**DATA SHOWN:**

┏━━

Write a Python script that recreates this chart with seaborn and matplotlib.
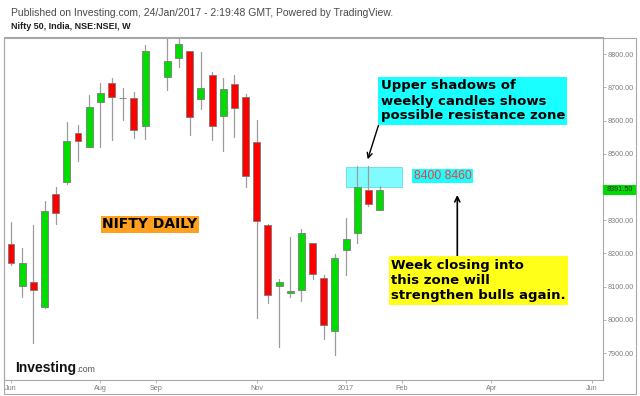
import numpy as np
import pandas as pd
import matplotlib
matplotlib.use("Agg")
import matplotlib.pyplot as plt
from matplotlib.patches import Rectangle
from matplotlib.transforms import blended_transform_factory
import seaborn as sns

# ---------------- data (weekly candles, Nifty 50) ----------------
START_WEEK = "2016-06-06"
OPENS = [8228, 8102, 8115, 8038, 8378, 8414, 8564, 8520, 8655, 8713, 8668, 8667,
         8583, 8870, 8732, 8789, 8809, 8665, 8737, 8613, 8711, 8671, 8536, 8285,
         8101, 8081, 8089, 8230, 8126, 7965, 8210, 8260, 8391, 8332]
HIGHS = [8295, 8215, 8287, 8357, 8400, 8596, 8586, 8677, 8714, 8729, 8697, 8687,
         8827, 8960, 8870, 8855, 8810, 8807, 8747, 8729, 8737, 8679, 8601, 8290,
         8123, 8250, 8275, 8232, 8135, 8198, 8307, 8462, 8462, 8404]
LOWS = [8165, 8068, 7929, 8035, 8288, 8409, 8478, 8519, 8520, 8541, 8601, 8548,
        8546, 8856, 8692, 8760, 8556, 8635, 8541, 8508, 8551, 8400, 8004, 8050,
        7917, 8068, 8057, 8123, 7943, 7894, 8135, 8230, 8343, 8330]
CLOSES = [8170, 8170, 8089, 8328, 8323, 8540, 8540, 8640, 8684, 8671, 8667, 8573,
          8810, 8900, 8780, 8830, 8611, 8698, 8583, 8694, 8637, 8434, 8297, 8075,
          8115, 8087, 8262, 8139, 7985, 8186, 8244, 8399, 8349, 8391.5]

TICK_DATES = ["2016-06-06", "2016-08-01", "2016-09-05", "2016-11-07",
              "2017-01-02", "2017-02-06", "2017-04-03", "2017-06-05"]
TICK_LABELS = ["Jun", "Aug", "Sep", "Nov", "2017", "Feb", "Apr", "Jun"]
Y_TICKS = [7900, 8000, 8100, 8200, 8300, 8400, 8500, 8600, 8700, 8800]

ZONE_DATES = ("2017-01-02", "2017-02-06")
ZONE_LOW, ZONE_HIGH = 8400, 8460

HEADER = "Published on Investing.com, 24/Jan/2017 - 2:19:48 GMT, Powered by TradingView."
TITLE = "Nifty 50, India, NSE:NSEI, W"
NOTE_LABEL = "NIFTY DAILY"
NOTE_SHADOWS = "Upper shadows of\nweekly candles shows\npossible resistance zone"
NOTE_ZONE = "8400 8460"
NOTE_CLOSE = "Week closing into\nthis zone will\nstrengthen bulls again."

# ---------------- frame ----------------
start = pd.Timestamp(START_WEEK)
def week_index(d):
    return (pd.Timestamp(d) - start).days / 7.0

df = pd.DataFrame({
    "week": pd.date_range(START_WEEK, periods=len(OPENS), freq="W-MON"),
    "open": OPENS, "high": HIGHS, "low": LOWS, "close": CLOSES,
})
df["idx"] = [week_index(d) for d in df["week"]]
df["up"] = df["close"] >= df["open"]

wicks = pd.concat([
    df[["idx"]].assign(price=df["low"]),
    df[["idx"]].assign(price=df["high"]),
]).sort_values("idx", kind="stable").reset_index(drop=True)

sns.set_theme(style="white")
plt.rcParams["font.family"] = ["Liberation Sans", "DejaVu Sans"]

W, H = 640, 396
def fx(px):
    return px / W
def fy(py):
    return 1 - py / H

GREEN = "#00dc00"
RED = "#ff0000"
GRID = "#a8a8a8"

fig = plt.figure(figsize=(6.4, 3.96), dpi=100)
fig.patch.set_facecolor("white")
ax = fig.add_axes([fx(4), fy(380), (603 - 4) / W, (380 - 37.5) / H])
ax.set_facecolor("white")

# zone
z0, z1 = week_index(ZONE_DATES[0]), week_index(ZONE_DATES[1])
ax.add_patch(Rectangle((z0, ZONE_LOW), z1 - z0, ZONE_HIGH - ZONE_LOW,
                       facecolor="#80fcff", edgecolor="#66dde8", lw=0.6, zorder=1))

# wicks
sns.lineplot(data=wicks, x="idx", y="price", units="idx", estimator=None,
             sort=False, color="#9c9c9c", lw=0.9, ax=ax, zorder=2, legend=False)

# bodies
colors = np.where(df["up"], GREEN, RED)
ax.bar(df["idx"], df["close"] - df["open"], bottom=df["open"], width=0.62,
       color=colors, edgecolor="#7a7a7a", linewidth=0.6, zorder=3)

ax.set_xlim(-0.627, 53.0)
ax.set_ylim(7818.7, 8850.3)
ax.set_xlabel("")
ax.set_ylabel("")

last = CLOSES[-1]
ax.set_xticks([week_index(d) for d in TICK_DATES])
ax.set_xticklabels(TICK_LABELS)
ax.yaxis.tick_right()
ax.set_yticks(Y_TICKS)
# the label nearest the last price is covered by the price tag
ax.set_yticklabels(["" if abs(v - last) < 40 else f"{v:.2f}" for v in Y_TICKS])
ax.tick_params(axis="both", which="both", direction="out", length=2, width=0.6,
               color=GRID, labelcolor="#7d7d7d", labelsize=5.2)
ax.tick_params(axis="x", pad=1.8, bottom=True)
ax.tick_params(axis="y", pad=1.4, right=True, left=False)
for s in ax.spines.values():
    s.set_color(GRID)
    s.set_linewidth(0.8)

# outer frame
fig.patches.append(Rectangle((fx(4), fy(394)), (636 - 4) / W, (394 - 37.5) / H,
                             transform=fig.transFigure, facecolor="none",
                             edgecolor=GRID, lw=0.8, zorder=0))

# current price tag
tr = blended_transform_factory(fig.transFigure, ax.transData)
ax.add_patch(Rectangle((fx(603), last - 16), (636 - 603) / W, 32, transform=tr,
                       facecolor=GREEN, edgecolor="none", clip_on=False, zorder=5))
ax.text(fx(619.5), last, f"{last:.2f}", transform=tr, ha="center", va="center",
        fontsize=5.2, color="#2a2a2a", zorder=6, clip_on=False)

# header
fig.text(fx(11), fy(16), HEADER, fontsize=7.5, color="#4a4a4a", va="baseline")
fig.text(fx(11), fy(28.7), TITLE, fontsize=6.5, weight="bold", color="#1e1e1e",
         va="baseline")

# investing logo
fig.text(fx(15), fy(372), "Investing", fontsize=10, weight="bold", color="#111111",
         va="baseline")
fig.text(fx(76.5), fy(372), ".com", fontsize=6.3, color="#555555", va="baseline")

# annotations
bold = dict(family=["DejaVu Sans"], weight="bold", color="black")
fig.text(fx(150), fy(224.5), NOTE_LABEL, fontsize=10, ha="center", va="center",
         bbox=dict(boxstyle="square,pad=0.12", fc="#ffa01e", ec="none"), **bold)
fig.text(fx(380.7), fy(79.5), NOTE_SHADOWS, fontsize=9.5, ha="left", va="top",
         linespacing=1.2,
         bbox=dict(boxstyle="square,pad=0.17", fc="#19ffff", ec="none"), **bold)
fig.text(fx(391), fy(258.5), NOTE_CLOSE, fontsize=9.5, ha="left", va="top",
         linespacing=1.25,
         bbox=dict(boxstyle="square,pad=0.17", fc="#ffff1a", ec="none"), **bold)
fig.text(fx(442.5), fy(176), NOTE_ZONE, fontsize=8.8, ha="center", va="center",
         color="#ff3a3a", family=["Liberation Sans"],
         bbox=dict(boxstyle="square,pad=0.12", fc="#19ffff", ec="none"))

ax.annotate("", xy=(367.7, H - 159.3), xycoords="figure pixels",
            xytext=(379.3, H - 122.7), textcoords="figure pixels",
            arrowprops=dict(arrowstyle="->", color="black", lw=1.0,
                            mutation_scale=9, shrinkA=0, shrinkB=0))
ax.annotate("", xy=(457.3, H - 195), xycoords="figure pixels",
            xytext=(457.3, H - 257), textcoords="figure pixels",
            arrowprops=dict(arrowstyle="->", color="black", lw=1.2,
                            mutation_scale=9, shrinkA=0, shrinkB=0))

fig.savefig("out.png", dpi=100, facecolor="white")
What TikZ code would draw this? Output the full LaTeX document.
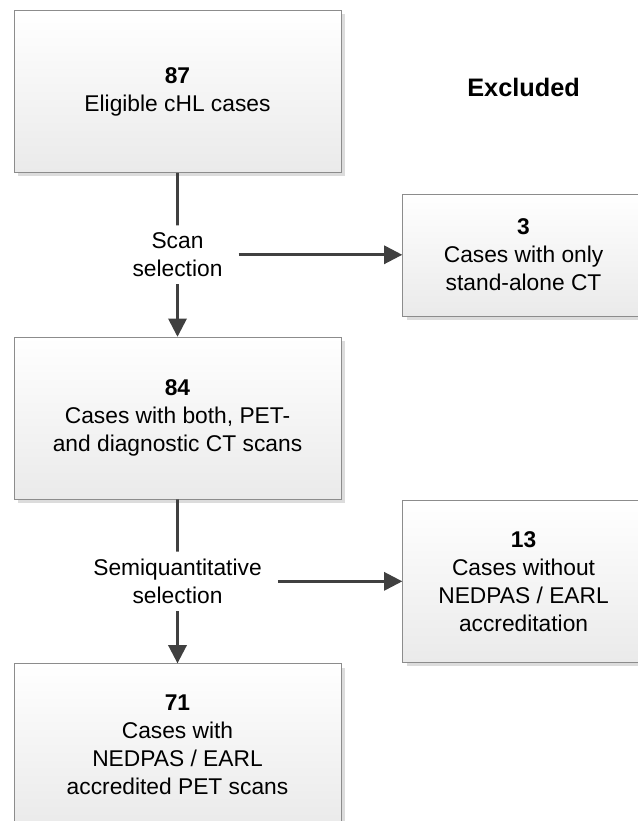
\documentclass[tikz,border=0pt]{standalone}
\usepackage{fontspec}
\setmainfont{Liberation Sans}
\usepackage{xcolor}
\usetikzlibrary{arrows.meta,positioning,calc,shadows}
\definecolor{flowline}{HTML}{404040}
\definecolor{flowedge}{HTML}{8C8C8C}
\definecolor{flowshade}{HTML}{EAEAEA}
\definecolor{flowdrop}{HTML}{DCDCDC}

\begin{document}
\begin{tikzpicture}[
  box/.style={draw=flowedge,top color=white,bottom color=flowshade,drop shadow={shadow xshift=2.8pt,shadow yshift=-2.8pt,fill=flowdrop,opacity=1},minimum width=8.175cm,minimum height=4.05cm,align=center,font=\fontsize{16.2}{19.9}\selectfont,inner sep=3pt},
  exbox/.style={box,minimum width=6.05cm},
  lbl/.style={align=center,font=\fontsize{16.2}{19.9}\selectfont,inner xsep=0.4cm,inner ysep=5pt},
  hd/.style={font=\fontsize{18}{22}\selectfont\bfseries,inner sep=0pt},
  link/.style={draw=flowline,line width=1.9pt},
  >={Triangle[length=13pt,width=13pt]}]
  \useasboundingbox (0,0) rectangle (15.925,-20.525);
  \node[box] (b1) at (4.4375,-2.2875) {\textbf{87}\\Eligible cHL cases};
  \node[box,below=4.1cm of b1] (b2) {\textbf{84}\\Cases with both, PET-\\and diagnostic CT scans};
  \node[box,below=4.1cm of b2] (b3) {\textbf{71}\\Cases with\\NEDPAS / EARL\\accredited PET scans};
  \node[lbl] (sel1) at ($(b1.south)!0.5!(b2.north)$) {Scan\\selection};
  \node[lbl] (sel2) at ($(b2.south)!0.5!(b3.north)$) {Semiquantitative\\selection};
  \coordinate (m1) at (b1.east |- sel1);
  \coordinate (m2) at (b2.east |- sel2);
  \node[exbox,minimum height=3.05cm,right=1.525cm of m1] (x1) {\textbf{3}\\Cases with only\\stand-alone CT};
  \node[exbox,right=1.525cm of m2] (x2) {\textbf{13}\\Cases without\\NEDPAS / EARL\\accreditation};
  \node[hd,above=2.4cm of x1] (exc) {Excluded};
  \draw[link] (b1) -- (sel1); \draw[link,->] (sel1) -- (b2);
  \draw[link] (b2) -- (sel2); \draw[link,->] (sel2) -- (b3);
  \draw[link,->] (sel1) -- (x1); \draw[link,->] (sel2) -- (x2);
\end{tikzpicture}
\end{document}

┗━━

Everything from the first line of the records through the line containing "import seaborn as sns" should be reproduced exactly, apart from the pictures.

Write a Python script that recreates this chart with seaborn and matplotlib.
import numpy as np
import pandas as pd
import matplotlib
matplotlib.use("Agg")
import matplotlib.pyplot as plt
from matplotlib.patches import Rectangle
from matplotlib.transforms import blended_transform_factory
import seaborn as sns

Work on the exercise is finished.